• **Dataset section**:
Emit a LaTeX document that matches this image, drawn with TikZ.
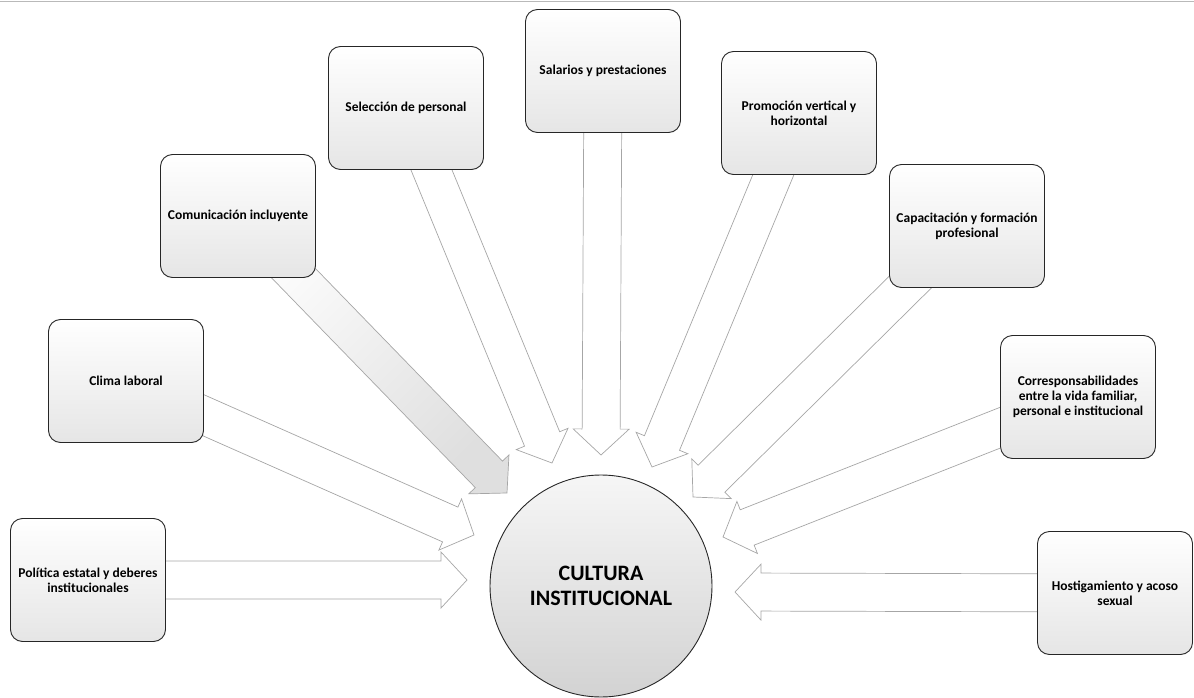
\documentclass[tikz,border=0pt]{standalone}
\usepackage{fontspec}
\setmainfont{Carlito}
\usetikzlibrary{calc,backgrounds}
\newcommand\myblockarrow[3][]{%
  \path[arr,#1] ($(#2)!19pt!90:(#3)$) -- ($(#3)!26pt!(#2)!19pt!90:(#3)$) -- ($(#3)!26pt!(#2)!28pt!90:(#3)$) -- (#3) -- ($(#3)!26pt!(#2)!28pt!-90:(#3)$) -- ($(#3)!26pt!(#2)!19pt!-90:(#3)$) -- ($(#2)!19pt!-90:(#3)$) -- cycle;}
\begin{document}
\begin{tikzpicture}[x=1pt,y=-1pt,
  box/.style={draw=black!85, line width=0.9pt, rounded corners=12pt,
    minimum width=155pt, minimum height=123pt, inner sep=3pt, align=center,
    font=\bfseries\fontsize{13.5}{15}\selectfont,
    top color=white, middle color=white, bottom color=gray!20},
  arr/.style={draw=gray!70, line width=0.7pt, fill=white, line join=miter},
  core/.style={circle, draw=black!85, line width=0.9pt, minimum size=222pt,
    top color=gray!7, bottom color=gray!35, align=center,
    font=\bfseries\fontsize{22}{25}\selectfont},
  edge/.style={draw=gray!55, line width=1.2pt}
]
\useasboundingbox (0,0) rectangle (1194,698);
\coordinate (e1) at (0,1.5);
\coordinate (e2) at (1194,1.5);
\draw[edge] (e1) -- (e2);

\node[box] (pol) at (88,580) {Política estatal y deberes\\institucionales};
\node[box] (cli) at (126,381) {Clima laboral};
\node[box] (com) at (238,216) {Comunicación incluyente};
\node[box] (sel) at (406,108) {Selección de personal};
\node[box] (sal) at (603,71) {Salarios y prestaciones};
\node[box] (pro) at (799,113) {Promoción vertical y\\horizontal};
\node[box] (cap) at (967,226) {Capacitación y formación\\profesional};
\node[box] (cor) at (1078,397) {Corresponsabilidades\\entre la vida familiar,\\personal e institucional};
\node[box] (hos) at (1115,593) {Hostigamiento y acoso\\sexual};
\node[core] (cul) at (601,586) {CULTURA\\INSTITUCIONAL};

\coordinate (t1) at (467,580);
\coordinate (t2) at (474,535);
\coordinate (t3) at (507,493);
\coordinate (t4) at (552,463);
\coordinate (t5) at (601,455);
\coordinate (t6) at (652,467);
\coordinate (t7) at (693,497);
\coordinate (t8) at (723,537);
\coordinate (t9) at (735,592);

\begin{scope}[on background layer]
\myblockarrow{pol.center}{t1}
\myblockarrow{cli.center}{t2}
\myblockarrow[top color=white, bottom color=gray!25, shading angle=45]{com.center}{t3}
\myblockarrow{sel.center}{t4}
\myblockarrow{sal.center}{t5}
\myblockarrow{pro.center}{t6}
\myblockarrow{cap.center}{t7}
\myblockarrow{cor.center}{t8}
\myblockarrow{hos.center}{t9}
\end{scope}
\end{tikzpicture}
\end{document}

• **Requirements**: Write out again every line above exactly as given; the pictures do not belong in the copy.

• **Result for this task**:
Emit a LaTeX document that matches this image, drawn with TikZ.
\documentclass[tikz,border=0pt]{standalone}
\usepackage{fontspec}
\setmainfont{Carlito}
\usetikzlibrary{calc,backgrounds}
\newcommand\myblockarrow[3][]{%
  \path[arr,#1] ($(#2)!19pt!90:(#3)$) -- ($(#3)!26pt!(#2)!19pt!90:(#3)$) -- ($(#3)!26pt!(#2)!28pt!90:(#3)$) -- (#3) -- ($(#3)!26pt!(#2)!28pt!-90:(#3)$) -- ($(#3)!26pt!(#2)!19pt!-90:(#3)$) -- ($(#2)!19pt!-90:(#3)$) -- cycle;}
\begin{document}
\begin{tikzpicture}[x=1pt,y=-1pt,
  box/.style={draw=black!85, line width=0.9pt, rounded corners=12pt,
    minimum width=155pt, minimum height=123pt, inner sep=3pt, align=center,
    font=\bfseries\fontsize{13.5}{15}\selectfont,
    top color=white, middle color=white, bottom color=gray!20},
  arr/.style={draw=gray!70, line width=0.7pt, fill=white, line join=miter},
  core/.style={circle, draw=black!85, line width=0.9pt, minimum size=222pt,
    top color=gray!7, bottom color=gray!35, align=center,
    font=\bfseries\fontsize{22}{25}\selectfont},
  edge/.style={draw=gray!55, line width=1.2pt}
]
\useasboundingbox (0,0) rectangle (1194,698);
\coordinate (e1) at (0,1.5);
\coordinate (e2) at (1194,1.5);
\draw[edge] (e1) -- (e2);

\node[box] (pol) at (88,580) {Política estatal y deberes\\institucionales};
\node[box] (cli) at (126,381) {Clima laboral};
\node[box] (com) at (238,216) {Comunicación incluyente};
\node[box] (sel) at (406,108) {Selección de personal};
\node[box] (sal) at (603,71) {Salarios y prestaciones};
\node[box] (pro) at (799,113) {Promoción vertical y\\horizontal};
\node[box] (cap) at (967,226) {Capacitación y formación\\profesional};
\node[box] (cor) at (1078,397) {Corresponsabilidades\\entre la vida familiar,\\personal e institucional};
\node[box] (hos) at (1115,593) {Hostigamiento y acoso\\sexual};
\node[core] (cul) at (601,586) {CULTURA\\INSTITUCIONAL};

\coordinate (t1) at (467,580);
\coordinate (t2) at (474,535);
\coordinate (t3) at (507,493);
\coordinate (t4) at (552,463);
\coordinate (t5) at (601,455);
\coordinate (t6) at (652,467);
\coordinate (t7) at (693,497);
\coordinate (t8) at (723,537);
\coordinate (t9) at (735,592);

\begin{scope}[on background layer]
\myblockarrow{pol.center}{t1}
\myblockarrow{cli.center}{t2}
\myblockarrow[top color=white, bottom color=gray!25, shading angle=45]{com.center}{t3}
\myblockarrow{sel.center}{t4}
\myblockarrow{sal.center}{t5}
\myblockarrow{pro.center}{t6}
\myblockarrow{cap.center}{t7}
\myblockarrow{cor.center}{t8}
\myblockarrow{hos.center}{t9}
\end{scope}
\end{tikzpicture}
\end{document}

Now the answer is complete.